**Objective:**
Exactly the lines from the one with "Give me the Plotly source for this chart." to the one with "wf_tri_trans = [88.0, 94.2, 100.3, 104.4, 127.5, 148.4, 177.0]", both included, are to be printed again; leave out the rest.

**Material for this exercise:**

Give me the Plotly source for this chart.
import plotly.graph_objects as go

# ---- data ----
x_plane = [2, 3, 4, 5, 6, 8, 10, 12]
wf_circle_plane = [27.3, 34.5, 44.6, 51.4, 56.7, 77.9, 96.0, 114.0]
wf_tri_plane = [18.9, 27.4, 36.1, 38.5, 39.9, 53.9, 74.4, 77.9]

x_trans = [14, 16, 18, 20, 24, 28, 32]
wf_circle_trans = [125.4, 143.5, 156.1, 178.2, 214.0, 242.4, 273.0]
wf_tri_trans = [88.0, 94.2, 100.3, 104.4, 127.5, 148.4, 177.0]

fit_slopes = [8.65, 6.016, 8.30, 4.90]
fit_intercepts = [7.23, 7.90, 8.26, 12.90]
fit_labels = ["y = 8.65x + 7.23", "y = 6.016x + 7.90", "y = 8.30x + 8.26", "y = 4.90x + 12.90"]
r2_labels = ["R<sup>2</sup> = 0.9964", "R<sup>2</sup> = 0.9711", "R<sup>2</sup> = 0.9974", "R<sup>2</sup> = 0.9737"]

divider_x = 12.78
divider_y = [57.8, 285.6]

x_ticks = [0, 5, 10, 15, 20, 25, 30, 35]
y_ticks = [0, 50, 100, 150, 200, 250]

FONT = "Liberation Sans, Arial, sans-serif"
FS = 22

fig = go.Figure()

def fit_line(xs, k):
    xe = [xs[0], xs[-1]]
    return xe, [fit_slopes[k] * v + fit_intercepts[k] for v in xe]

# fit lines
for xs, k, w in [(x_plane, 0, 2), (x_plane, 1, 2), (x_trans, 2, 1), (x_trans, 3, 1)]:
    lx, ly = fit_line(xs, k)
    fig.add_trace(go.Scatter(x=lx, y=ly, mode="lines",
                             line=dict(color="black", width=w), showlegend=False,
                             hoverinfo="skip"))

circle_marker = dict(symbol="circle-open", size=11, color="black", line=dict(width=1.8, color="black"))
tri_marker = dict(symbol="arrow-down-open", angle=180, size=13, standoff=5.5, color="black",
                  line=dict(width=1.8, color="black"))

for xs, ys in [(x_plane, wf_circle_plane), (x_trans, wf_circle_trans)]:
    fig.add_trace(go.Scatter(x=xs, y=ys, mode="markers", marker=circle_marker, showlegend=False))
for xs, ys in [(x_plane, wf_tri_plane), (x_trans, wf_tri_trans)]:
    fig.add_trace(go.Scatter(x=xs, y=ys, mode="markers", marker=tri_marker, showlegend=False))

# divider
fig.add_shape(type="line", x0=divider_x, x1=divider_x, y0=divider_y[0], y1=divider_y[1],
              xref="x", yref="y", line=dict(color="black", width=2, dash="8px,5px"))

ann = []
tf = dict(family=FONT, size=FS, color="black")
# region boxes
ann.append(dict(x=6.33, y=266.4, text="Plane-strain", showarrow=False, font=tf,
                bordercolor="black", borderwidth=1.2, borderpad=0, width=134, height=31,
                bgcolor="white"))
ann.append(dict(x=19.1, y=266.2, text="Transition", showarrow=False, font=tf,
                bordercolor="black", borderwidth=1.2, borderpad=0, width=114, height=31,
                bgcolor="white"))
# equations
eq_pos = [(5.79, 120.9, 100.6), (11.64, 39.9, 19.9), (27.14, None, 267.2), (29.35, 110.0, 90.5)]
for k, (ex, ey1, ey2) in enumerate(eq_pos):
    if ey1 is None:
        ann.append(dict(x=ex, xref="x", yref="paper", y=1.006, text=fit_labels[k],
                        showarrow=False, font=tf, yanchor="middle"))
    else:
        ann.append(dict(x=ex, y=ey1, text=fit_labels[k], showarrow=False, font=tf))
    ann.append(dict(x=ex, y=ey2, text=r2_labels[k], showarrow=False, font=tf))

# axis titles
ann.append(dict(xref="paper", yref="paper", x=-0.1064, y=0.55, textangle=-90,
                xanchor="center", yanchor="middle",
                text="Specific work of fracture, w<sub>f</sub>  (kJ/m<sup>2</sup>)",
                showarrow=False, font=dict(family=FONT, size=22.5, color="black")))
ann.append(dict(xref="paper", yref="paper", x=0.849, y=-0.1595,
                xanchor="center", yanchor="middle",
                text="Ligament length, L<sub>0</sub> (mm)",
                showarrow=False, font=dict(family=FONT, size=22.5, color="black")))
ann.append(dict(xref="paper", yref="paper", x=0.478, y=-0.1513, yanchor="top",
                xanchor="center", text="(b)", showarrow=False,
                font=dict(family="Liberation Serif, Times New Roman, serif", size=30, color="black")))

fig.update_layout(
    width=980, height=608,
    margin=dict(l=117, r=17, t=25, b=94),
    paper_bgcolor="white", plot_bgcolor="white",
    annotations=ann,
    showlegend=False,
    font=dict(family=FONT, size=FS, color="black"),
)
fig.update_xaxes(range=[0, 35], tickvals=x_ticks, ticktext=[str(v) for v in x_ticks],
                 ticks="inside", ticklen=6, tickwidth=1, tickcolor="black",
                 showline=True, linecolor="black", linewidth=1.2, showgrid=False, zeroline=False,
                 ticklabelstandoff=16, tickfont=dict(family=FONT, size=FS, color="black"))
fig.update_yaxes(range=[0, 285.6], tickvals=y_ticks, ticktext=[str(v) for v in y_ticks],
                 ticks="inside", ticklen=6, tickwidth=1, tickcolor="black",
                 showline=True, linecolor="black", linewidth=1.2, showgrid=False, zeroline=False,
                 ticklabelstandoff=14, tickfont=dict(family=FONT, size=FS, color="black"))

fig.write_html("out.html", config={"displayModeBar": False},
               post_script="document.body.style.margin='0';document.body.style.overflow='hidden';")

* * *

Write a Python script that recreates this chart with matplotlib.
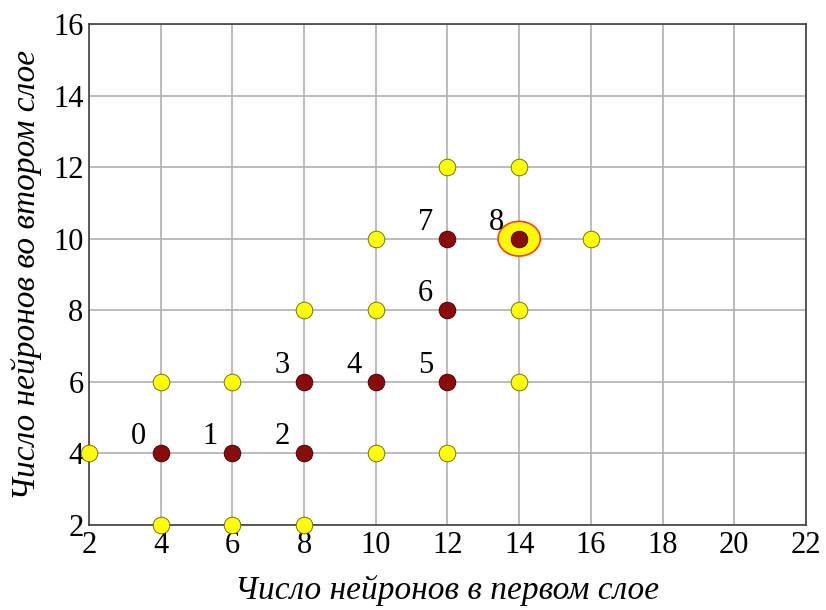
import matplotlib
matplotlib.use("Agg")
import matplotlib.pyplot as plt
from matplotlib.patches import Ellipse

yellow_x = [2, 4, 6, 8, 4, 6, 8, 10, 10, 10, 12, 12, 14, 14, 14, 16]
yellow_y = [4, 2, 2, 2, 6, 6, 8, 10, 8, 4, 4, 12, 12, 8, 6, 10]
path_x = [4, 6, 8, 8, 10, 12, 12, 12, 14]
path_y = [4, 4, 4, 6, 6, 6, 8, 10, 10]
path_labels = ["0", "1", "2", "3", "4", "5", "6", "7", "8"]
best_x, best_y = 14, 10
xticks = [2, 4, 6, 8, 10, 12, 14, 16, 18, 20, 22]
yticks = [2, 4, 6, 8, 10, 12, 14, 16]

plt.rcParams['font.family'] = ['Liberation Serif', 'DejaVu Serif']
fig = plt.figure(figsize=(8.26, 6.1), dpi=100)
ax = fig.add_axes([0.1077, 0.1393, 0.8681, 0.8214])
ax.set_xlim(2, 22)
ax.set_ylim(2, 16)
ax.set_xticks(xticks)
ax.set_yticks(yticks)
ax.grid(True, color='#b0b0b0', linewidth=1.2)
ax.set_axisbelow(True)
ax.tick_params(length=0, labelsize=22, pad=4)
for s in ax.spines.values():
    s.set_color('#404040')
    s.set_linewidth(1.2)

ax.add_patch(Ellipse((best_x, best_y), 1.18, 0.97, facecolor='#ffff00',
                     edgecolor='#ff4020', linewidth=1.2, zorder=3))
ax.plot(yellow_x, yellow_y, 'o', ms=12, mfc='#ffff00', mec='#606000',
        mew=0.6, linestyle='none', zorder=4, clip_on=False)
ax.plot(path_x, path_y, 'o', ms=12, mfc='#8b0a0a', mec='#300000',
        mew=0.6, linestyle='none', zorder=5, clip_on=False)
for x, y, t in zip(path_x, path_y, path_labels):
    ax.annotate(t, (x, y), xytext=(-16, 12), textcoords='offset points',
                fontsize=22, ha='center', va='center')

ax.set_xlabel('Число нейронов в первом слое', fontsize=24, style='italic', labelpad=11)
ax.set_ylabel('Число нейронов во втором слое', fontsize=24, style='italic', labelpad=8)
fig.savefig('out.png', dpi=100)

**The answer:**
Give me the Plotly source for this chart.
import plotly.graph_objects as go

# ---- data ----
x_plane = [2, 3, 4, 5, 6, 8, 10, 12]
wf_circle_plane = [27.3, 34.5, 44.6, 51.4, 56.7, 77.9, 96.0, 114.0]
wf_tri_plane = [18.9, 27.4, 36.1, 38.5, 39.9, 53.9, 74.4, 77.9]

x_trans = [14, 16, 18, 20, 24, 28, 32]
wf_circle_trans = [125.4, 143.5, 156.1, 178.2, 214.0, 242.4, 273.0]
wf_tri_trans = [88.0, 94.2, 100.3, 104.4, 127.5, 148.4, 177.0]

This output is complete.